→ **Written task**: Extract all lines in the data that contain the word "this".

→ **Extracted records**:
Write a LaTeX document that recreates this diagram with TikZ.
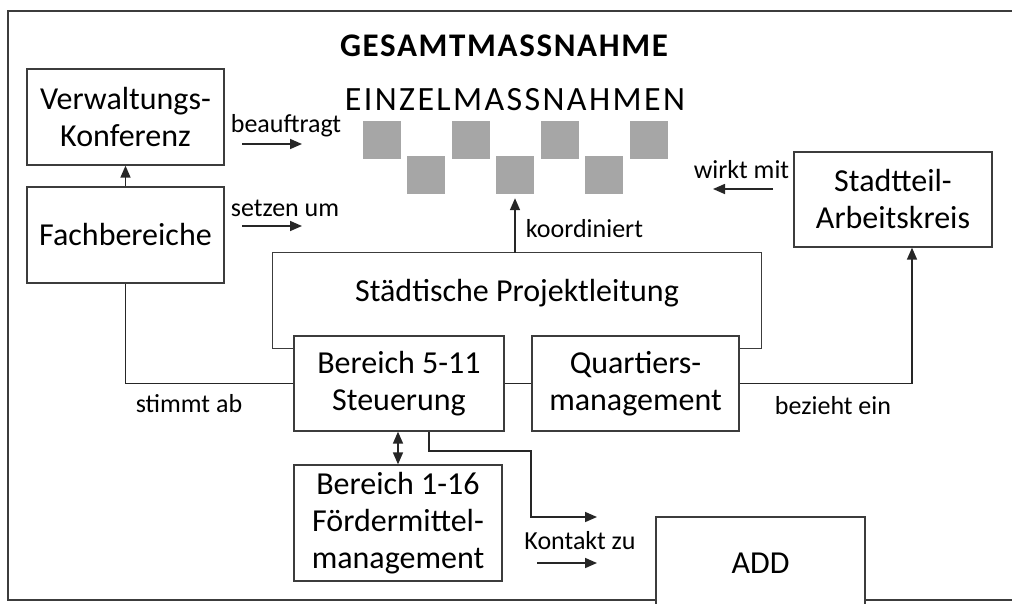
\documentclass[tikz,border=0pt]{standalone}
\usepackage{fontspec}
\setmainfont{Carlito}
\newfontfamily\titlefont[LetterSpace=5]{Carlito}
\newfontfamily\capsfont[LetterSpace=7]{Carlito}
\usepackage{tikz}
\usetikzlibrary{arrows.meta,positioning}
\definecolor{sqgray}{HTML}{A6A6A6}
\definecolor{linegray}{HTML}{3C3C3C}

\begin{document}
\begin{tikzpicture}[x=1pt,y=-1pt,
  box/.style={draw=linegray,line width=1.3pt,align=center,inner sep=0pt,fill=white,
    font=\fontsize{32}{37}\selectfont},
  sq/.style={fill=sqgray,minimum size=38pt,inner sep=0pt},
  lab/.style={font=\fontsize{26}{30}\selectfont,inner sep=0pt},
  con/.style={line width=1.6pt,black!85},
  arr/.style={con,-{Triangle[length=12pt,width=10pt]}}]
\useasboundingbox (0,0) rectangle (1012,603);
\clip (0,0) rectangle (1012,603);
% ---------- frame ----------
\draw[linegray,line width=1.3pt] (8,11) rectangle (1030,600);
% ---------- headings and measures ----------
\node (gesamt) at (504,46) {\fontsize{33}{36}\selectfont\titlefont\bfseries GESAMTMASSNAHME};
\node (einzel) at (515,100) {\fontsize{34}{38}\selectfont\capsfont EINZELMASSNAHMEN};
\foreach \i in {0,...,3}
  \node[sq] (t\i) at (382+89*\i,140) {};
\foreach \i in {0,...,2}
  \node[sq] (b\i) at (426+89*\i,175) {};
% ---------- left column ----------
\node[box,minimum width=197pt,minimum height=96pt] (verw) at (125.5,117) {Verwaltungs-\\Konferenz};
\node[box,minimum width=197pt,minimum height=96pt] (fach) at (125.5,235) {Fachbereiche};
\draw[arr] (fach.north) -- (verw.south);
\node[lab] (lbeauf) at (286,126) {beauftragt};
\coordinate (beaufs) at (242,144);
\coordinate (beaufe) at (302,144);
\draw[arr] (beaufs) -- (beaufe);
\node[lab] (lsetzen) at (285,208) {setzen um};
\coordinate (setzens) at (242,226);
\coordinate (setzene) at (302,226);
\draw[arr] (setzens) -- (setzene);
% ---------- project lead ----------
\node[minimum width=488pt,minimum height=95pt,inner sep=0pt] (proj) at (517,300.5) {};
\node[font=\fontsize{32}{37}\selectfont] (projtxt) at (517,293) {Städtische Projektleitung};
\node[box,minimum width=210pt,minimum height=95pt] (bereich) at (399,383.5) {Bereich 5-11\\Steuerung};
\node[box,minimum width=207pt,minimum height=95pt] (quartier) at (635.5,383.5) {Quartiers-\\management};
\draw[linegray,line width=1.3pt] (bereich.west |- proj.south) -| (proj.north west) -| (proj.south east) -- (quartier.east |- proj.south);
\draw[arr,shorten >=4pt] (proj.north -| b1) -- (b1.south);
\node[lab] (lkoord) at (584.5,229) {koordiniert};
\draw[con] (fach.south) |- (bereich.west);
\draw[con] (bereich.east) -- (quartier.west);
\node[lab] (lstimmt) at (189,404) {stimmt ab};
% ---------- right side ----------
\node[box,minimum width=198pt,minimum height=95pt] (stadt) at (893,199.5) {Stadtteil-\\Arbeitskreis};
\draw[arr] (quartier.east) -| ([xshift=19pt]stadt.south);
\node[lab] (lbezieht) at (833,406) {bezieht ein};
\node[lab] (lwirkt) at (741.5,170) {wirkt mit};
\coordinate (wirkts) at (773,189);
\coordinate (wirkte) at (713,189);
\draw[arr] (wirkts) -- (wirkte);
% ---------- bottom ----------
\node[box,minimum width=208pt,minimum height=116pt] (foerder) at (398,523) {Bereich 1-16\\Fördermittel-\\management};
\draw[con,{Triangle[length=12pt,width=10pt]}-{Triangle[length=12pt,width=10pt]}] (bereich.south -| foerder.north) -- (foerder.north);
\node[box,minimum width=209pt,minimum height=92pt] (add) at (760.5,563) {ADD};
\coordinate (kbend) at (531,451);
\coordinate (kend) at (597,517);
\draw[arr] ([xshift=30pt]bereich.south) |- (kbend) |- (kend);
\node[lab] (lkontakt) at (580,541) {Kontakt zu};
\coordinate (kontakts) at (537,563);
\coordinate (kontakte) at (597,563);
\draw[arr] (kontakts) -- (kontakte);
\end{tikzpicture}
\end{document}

...

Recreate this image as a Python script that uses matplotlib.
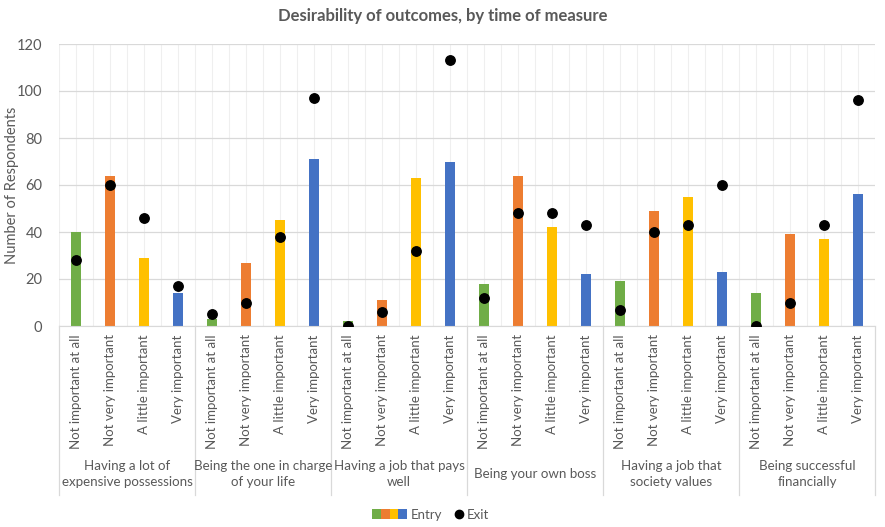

→ **Worked answer**:
Write a LaTeX document that recreates this diagram with TikZ.
Recreate this image as a Python script that uses matplotlib.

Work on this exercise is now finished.